1000x -> Harp on it all you want, but that number was for the architecture not the first generation end product. It represents where we can go, not where we are. I'll also note that Toms gave it their editor approved award - "As tested today with mainstream settings, Optane Memory performed as advertised. We observed increased performance with both a hard disk drive and an entry-level NVMe SSD. The value proposition for a hard drive paired with Optane Memory is undeniable. The combination is very powerful, and for many users, a better solution than a larger SSD."
"1000 times the endurance of flash -> You can concede that 3D XPoint density isn't as good as they originally envisioned, but it's still impressive, gen1, and has nowhere to go but up. It's not really worse than other competing drives per drive capacity - this cache supports like 3 DWPD basically. The MX300 750GB only supports like .3 DWPD. 10x better is still good.
10 times denser than flash -> DRAM, not Flash. And it's going to be much denser than DRAM.
Barely any to no improvement -> LOL, did you look at the graphs? Those lines at the bottom and on the left were 500GB and 250GB Sata and NVMe drives getting killed by Optane in a 32GB configuration. 3D XPoint was designed for low queue depth and random performance - i.e. things that actually matter, where it kills its competition. Even sequential throughput, which is far from its design intention, generally outperforms consumer drives.
So, Optane costs, in an enterprise SSD, 2-3x more than other enterprise drives, for record breaking low queue depth throughput that far surpasses its extra cost, while providing 10-80x less latency. In a consumer drive, Optane regularly approaches an order of magnitude faster than consumer drives in only a 32GB configuration.
If Optane is only as fast as SLC, I'd love to understand why the P4800X broke records as pretty much the fastest drive in the world, barring unrealistically high queue depths.
This 32GB cache might be a stopgap, and less compelling of a product in general because of its capacity, but that you could deny the potential that 3D XPoint holds is absolutely laughable. The random performance and low queue depth performance is undeniably better than NAND, and that's where consumer performance matters.
ddriver - Monday, April 24, 2017 - link"I'd love to understand why the P4800X broke records"
Because nobody bothered to make a SLC drive for many many years. The last time there were purely SLC drives on the market it was years ago, with controllers completely outdated compared to contemporary standards.

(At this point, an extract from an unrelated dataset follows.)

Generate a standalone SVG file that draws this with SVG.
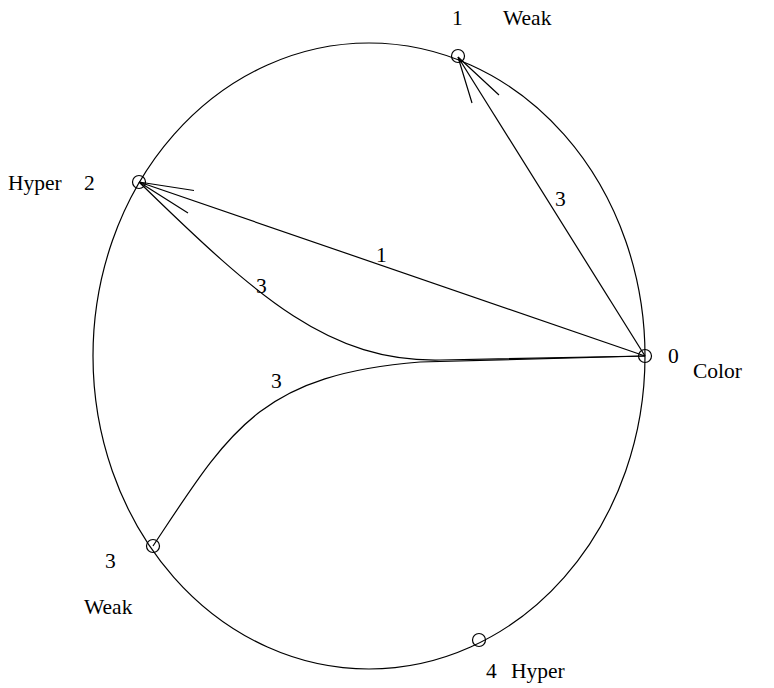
<svg xmlns="http://www.w3.org/2000/svg" width="774" height="688" viewBox="0 0 774 688">
<style>
.t{font-family:"Liberation Serif","Times New Roman",serif;font-size:21.5px;fill:#000}
.ln{fill:none;stroke:#000;stroke-width:1.2}
.nd{fill:none;stroke:#000;stroke-width:1.2}
</style>
<rect width="774" height="688" fill="#fff"/>
<ellipse class="ln" cx="369" cy="356" rx="276" ry="313"/>
<g id="connectors">
<path class="ln" d="M645,356 L458,57"/>
<path class="ln" d="M458,57 L472,103 M458,57 L499,95"/>
<path class="ln" d="M645,356 L139,182"/>
<path class="ln" d="M139,182 L194,190.5 M139,182 L188,213"/>
<path class="ln" d="M139,182 C260,300 330,362 440,360 L645,356"/>
<path class="ln" d="M153,546 C230,430 260,375 420,362 L645,356"/>
<text class="t" x="555" y="206">3</text>
<text class="t" x="376" y="262">1</text>
<text class="t" x="256" y="293">3</text>
<text class="t" x="271" y="388">3</text>
</g>
<g id="node0">
<circle class="nd" cx="645" cy="356" r="6.5"/>
<text class="t" x="668" y="363">0</text>
<text class="t" x="693" y="378">Color</text>
</g>
<g id="node1">
<circle class="nd" cx="458" cy="56" r="6.5"/>
<text class="t" x="452" y="25">1</text>
<text class="t" x="503" y="25">Weak</text>
</g>
<g id="node2">
<circle class="nd" cx="139" cy="182" r="6.5"/>
<text class="t" x="8" y="190">Hyper</text>
<text class="t" x="84" y="190">2</text>
</g>
<g id="node3">
<circle class="nd" cx="153" cy="546" r="6.5"/>
<text class="t" x="105" y="568">3</text>
<text class="t" x="84" y="614">Weak</text>
</g>
<g id="node4">
<circle class="nd" cx="479" cy="640" r="6.5"/>
<text class="t" x="486" y="678">4</text>
<text class="t" x="511" y="678">Hyper</text>
</g>
</svg>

SLC is so good that today they only use it for cache in MLC and TLC drives. Kinda like what intel is trying to push hypetane as. Which is why you can see SSDs hitting hypetane IOPs with inferior controllers, until they run out of SLC cache space and performance plummets due to direct MLC/TLC access.

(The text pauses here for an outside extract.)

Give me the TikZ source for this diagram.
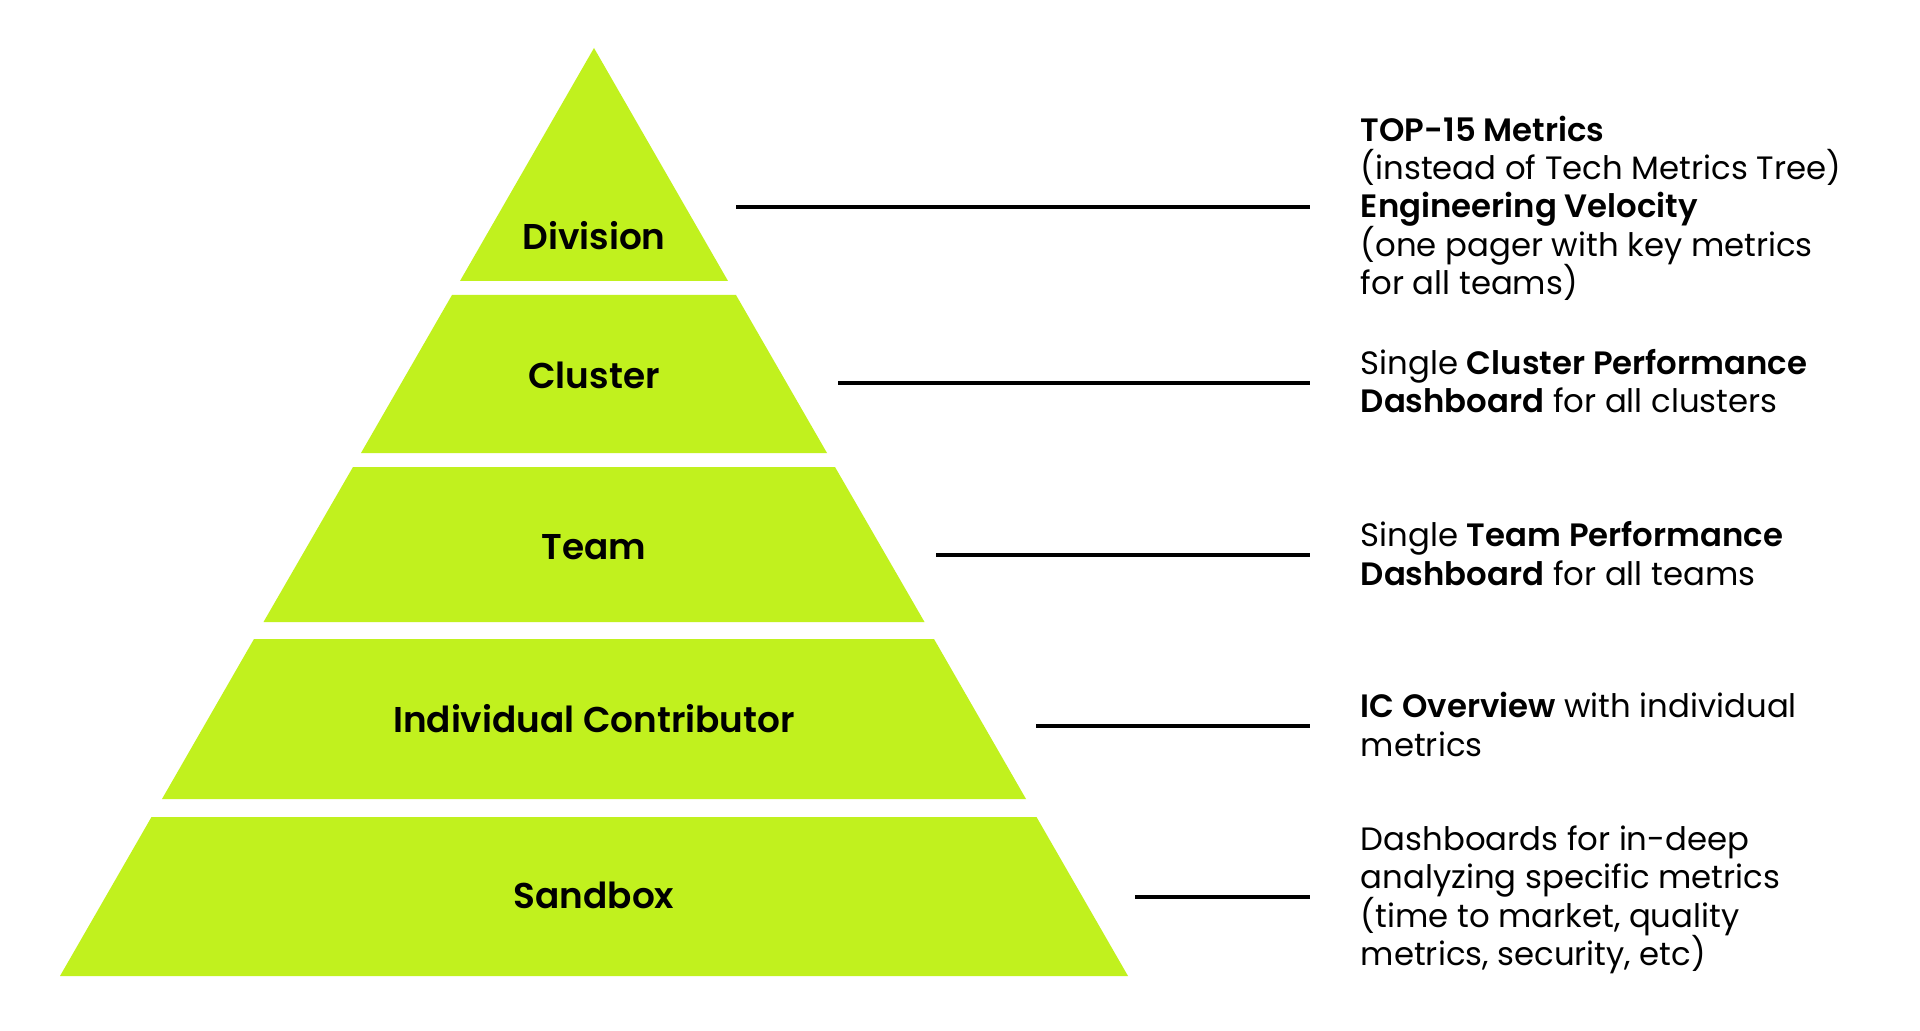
\documentclass[tikz,border=0pt]{standalone}
\usepackage{fontspec}
\setmainfont{Poppins}[BoldFont={Poppins SemiBold}]
\usetikzlibrary{calc}
\usetikzlibrary{positioning}
\definecolor{limepunch}{RGB}{193, 241, 30}

\begin{document}
\begin{tikzpicture}[
        level/.style={font=\fontsize{20.4}{24}\selectfont\bfseries, anchor=base, inner sep=0pt},
        desc/.style={font={\lineskiplimit=-20pt\relax\fontsize{18.4}{21.8}\selectfont}, align=left, anchor=base west, inner sep=0pt},
        link/.style={color=black, line width=1.8pt, shorten >=1.01cm}
    ]
            % Frame to ensure alignment:
            \fill[color=white]                                                ( 0.00, 0.00) rectangle (38.40, 20.60);
            \useasboundingbox                                                 ( 0.00, 0.00) rectangle (38.40, 20.60);
            % Pyramid bands
            \fill[color=limepunch] (11.88, 19.64) -- (14.56, 14.98) -- ( 9.20, 14.98) -- cycle;
            \fill[color=limepunch] ( 9.04, 14.70) -- (14.72, 14.70) -- (16.54, 11.54) -- ( 7.22, 11.54) -- cycle;
            \fill[color=limepunch] ( 7.06, 11.26) -- (16.70, 11.26) -- (18.49,  8.16) -- ( 5.27,  8.16) -- cycle;
            \fill[color=limepunch] ( 5.08,  7.82) -- (18.68,  7.82) -- (20.52,  4.62) -- ( 3.24,  4.62) -- cycle;
            \fill[color=limepunch] ( 3.03,  4.26) -- (20.73,  4.26) -- (22.56,  1.08) -- ( 1.20,  1.08) -- cycle;
            % Level labels
            \node[level] (division) at (11.88, 15.60) {Division};
            \node[level] (cluster)  at (11.88, 12.82) {Cluster};
            \node[level] (team)     at (11.88,  9.42) {Team};
            \node[level] (ic)       at (11.88,  5.96) {Individual Contributor};
            \node[level] (sandbox)  at (11.88,  2.44) {Sandbox};
            % Line start points
            \coordinate (divisionEnd) at (14.72, 16.46);
            \coordinate (clusterEnd)  at (16.76, 12.94);
            \coordinate (teamEnd)     at (18.72,  9.50);
            \coordinate (icEnd)       at (20.72,  6.08);
            \coordinate (sandboxEnd)  at (22.70,  2.66);
            % Descriptions (placed at the baseline of their last line)
            \node[desc] (divisionText) at (27.21, 14.71) {\textbf{TOP-15 Metrics}\\(instead of Tech Metrics Tree)\\\textbf{Engineering Velocity}\\(one pager with key metrics\\for all teams)};
            \node[desc] (clusterText)  at (27.21, 12.34) {Single \textbf{Cluster Performance}\\\textbf{Dashboard} for all clusters};
            \node[desc] (teamText)     at (27.21,  8.90) {Single \textbf{Team Performance}\\\textbf{Dashboard} for all teams};
            \node[desc] (icText)       at (27.21,  5.48) {\textbf{IC Overview} with individual\\metrics};
            \node[desc] (sandboxText)  at (27.21,  1.29) {Dashboards for in-deep\\analyzing specific metrics\\(time to market, quality\\metrics, security, etc)};
            % Connectors
            \draw[link] (divisionEnd) -- (divisionEnd -| divisionText.west);
            \draw[link] (clusterEnd)  -- (clusterEnd -| clusterText.west);
            \draw[link] (teamEnd)     -- (teamEnd -| teamText.west);
            \draw[link] (icEnd)       -- (icEnd -| icText.west);
            \draw[link] (sandboxEnd)  -- (sandboxEnd -| sandboxText.west);
\end{tikzpicture}
\end{document}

I bet my right testicle that with a comparable controller, SLC can do as well and even better than hypetane. SLC PE latencies are in the low hundreds of NANOseconds, which is substantially lower than what we see from hypetane. Endurance at 40 nm is rated at 100k PE cycles, which is 3 times more than what hypetane has to offer. It will probably drop as process node shrinks but still.
"10x better is still good"
Yet the difference between 10x and 1000x is 100x. Like imagine your employer tells you he's gonna pay you 100k a year, and ends up paying you a 1000 bucks instead. Surely not something anyone would object to LOL.

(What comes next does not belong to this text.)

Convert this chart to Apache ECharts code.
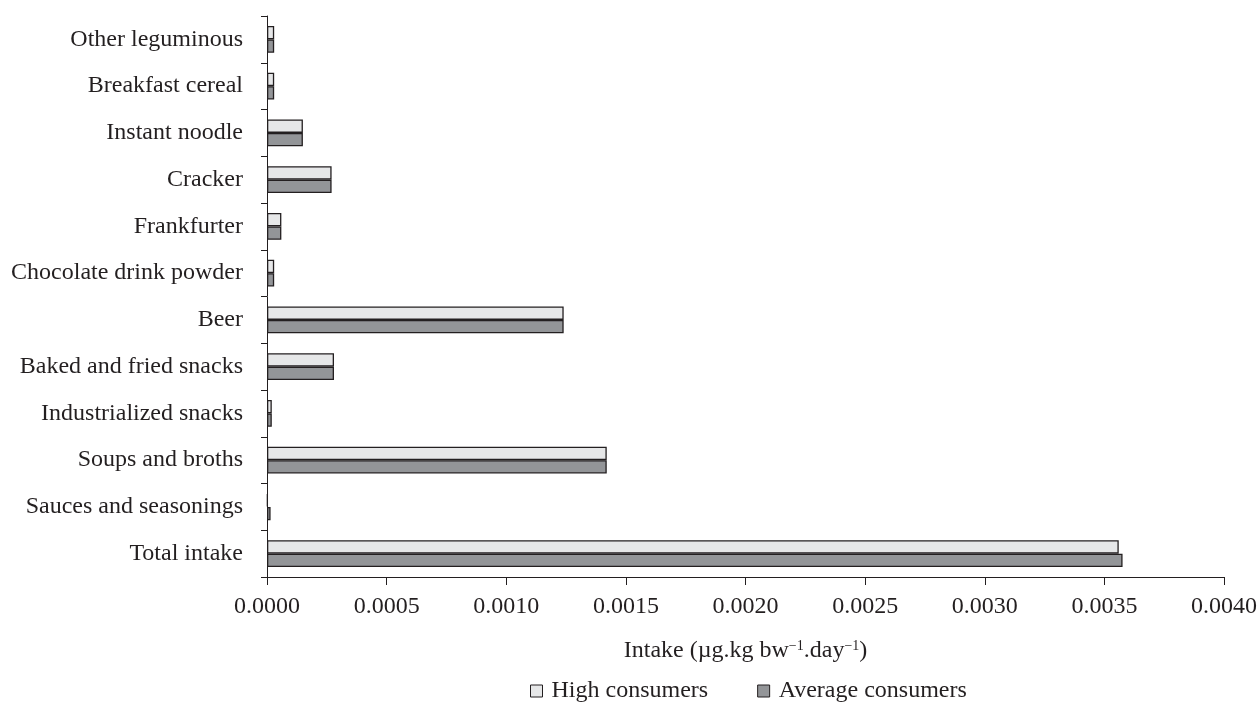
<!DOCTYPE html>
<html>
<head>
<meta charset="utf-8">
<script src="https://cdn.jsdelivr.net/npm/echarts@6/dist/echarts.min.js"></script>
<style>
  html, body { margin: 0; padding: 0; background: #ffffff; }
  #chart { width: 1260px; height: 703px; }
</style>
</head>
<body>
<div id="chart"></div>
<script>
// Food categories, listed bottom to top
const categories = [
  'Total intake',
  'Sauces and seasonings',
  'Soups and broths',
  'Industrialized snacks',
  'Baked and fried snacks',
  'Beer',
  'Chocolate drink powder',
  'Frankfurter',
  'Cracker',
  'Instant noodle',
  'Breakfast cereal',
  'Other leguminous'
];

// Intake (µg.kg bw⁻¹.day⁻¹)
const highConsumers = [
  0.00356, 0.000003, 0.00142, 0.00002, 0.00028, 0.00124,
  0.00003, 0.00006, 0.00027, 0.00015, 0.00003, 0.00003
];
const averageConsumers = [
  0.003576, 0.000015, 0.00142, 0.00002, 0.00028, 0.00124,
  0.00003, 0.00006, 0.00027, 0.00015, 0.00003, 0.00003
];

const xTicks = { min: 0, max: 0.004, interval: 0.0005 };

const font = 'Liberation Serif, DejaVu Serif, serif';
const ink = '#231f20';
const fs = 24;

const chart = echarts.init(document.getElementById('chart'), null, { renderer: 'canvas' });
chart.setOption({
  animation: false,
  backgroundColor: '#ffffff',
  grid: { left: 267, right: 34, top: 16, bottom: 126, containLabel: false },
  legend: {
    top: 674,
    left: 525,
    data: ['High consumers', 'Average consumers'],
    icon: 'rect',
    itemWidth: 12,
    itemHeight: 12,
    itemGap: 49,
    itemStyle: { borderColor: ink, borderWidth: 1 },
    textStyle: { fontFamily: font, fontSize: fs, color: ink, padding: [0, 0, 0, 4] }
  },
  xAxis: {
    type: 'value',
    min: xTicks.min,
    max: xTicks.max,
    interval: xTicks.interval,
    name: 'Intake (µg.kg bw{sup|−1}.day{sup|−1})',
    nameLocation: 'middle',
    nameGap: 62,
    nameTextStyle: {
      fontFamily: font, fontSize: fs, color: ink,
      rich: {
        sup: { fontFamily: font, fontSize: 14, color: ink, padding: [0, 0, 10, 0] }
      }
    },
    axisLine: { show: true, lineStyle: { color: ink, width: 1 } },
    axisTick: { show: true, length: 8, lineStyle: { color: ink, width: 1 } },
    axisLabel: {
      fontFamily: font, fontSize: fs, color: ink, margin: 18,
      formatter: v => v.toFixed(4)
    },
    splitLine: { show: false }
  },
  yAxis: {
    type: 'category',
    data: categories,
    axisLine: { show: true, lineStyle: { color: ink, width: 1 } },
    axisTick: { show: true, length: 6, lineStyle: { color: ink, width: 1 } },
    axisLabel: { fontFamily: font, fontSize: fs, color: ink, margin: 24 }
  },
  series: [
    {
      name: 'High consumers',
      type: 'bar',
      data: highConsumers,
      barGap: '0%',
      barCategoryGap: '43%',
      itemStyle: { color: '#e6e7e8', borderColor: ink, borderWidth: 1.3 }
    },
    {
      name: 'Average consumers',
      type: 'bar',
      data: averageConsumers,
      barGap: '0%',
      barCategoryGap: '43%',
      itemStyle: { color: '#939598', borderColor: ink, borderWidth: 1.3 }
    }
  ]
});
</script>
</body>
</html>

I am not having problems with "10x better". I am having problems with the fact it is 100x less than what they claimed. Did they fail to meet their expectations, or did they simply lie?
I am not denying hypetane's "potential". I merely make note that it is nothing radically better than nand flash that has not been compromised for the sake of profit. xpoint is no better than SLC nand. With the right controller, good old, even ancient and almost forgotten SLC is just as good as intel and micron's overhyped love child. Which is kinda like reinventing the wheel a few thousand years later, just to sell it at a few times what its actually worth.
My bias is showing? Nope, your "intel inside" underpants are ;)
Reflex - Monday, April 24, 2017 - linkSLC has severe limits on density and cost. It's not used because of that. Even at the same capacity as these initial Optane drives it would likely cost considerably more, and as Optane's density increases there is no ability to mitigate that cost with SLC, it would grow linearly with the amount of flash. The primary mitigations already exists: MLC and TLC. Of course those reduce the performance profile far below Optane and decrease it's ability to handle wear. Technically SLC could go with a stacked die approach, as MLC/TLC are doing, however nothing really stops Optane from doing the same making that at best a neutral comparison.
ddriver - Monday, April 24, 2017 - linkSLC is half the density of MLC. Samsung has 2 TB of MLC worth in 4 flash chips. Gotta love 3D stacking. Now employ epic math skills and multiply 4 by 0.5, and you get a full TB of SLC goodness, perfectly doable via 3D stacked nand.
And even if you put 3D stacking aside, which if I am not mistaken the sm961 uses planar MLC, 2 chips on each side for a full 1 TB. Cut that in half, you'd get 512 GB of planar SLC in 4 modules.
Now, I don't claim to be that good in math, but if you can have 512 GB of SLC nand in 4 chips, and it takes 14 for a 400 GB of xpoint, that would make planar SLC OVER 4 times denser than xpoint.
Thus if at planar dies SLC is over 4 times better, stacked xpoint could not possibly not possibly be better than stacked SLC.
Severe limits my ass. The only factor at play here is that SSDs are already faster than needed in 99% of the applications. Thus the industry would rather churn MLC and TLC to maximize the profit per grain of sand being used. The moment hypetane begins to take market share, which is not likely, they can immediately launch SLC enterprise products.
Also, it should be noted that there is still ZERO information about what the xpoint medium actually is. For all we know, it may well be SLC, now wouldn't that be a blast. Intel has made a bunch of claims about it, none of which seemed plausible, and most of which have already turned out to be a lie.
ddriver - Monday, April 24, 2017 - link*multiply 2 by 0.5
Reflex - Monday, April 24, 2017 - linkYou can 3D stack Optane as well. That's a wash. You seem very obsessed with being right, and not with understanding the technology.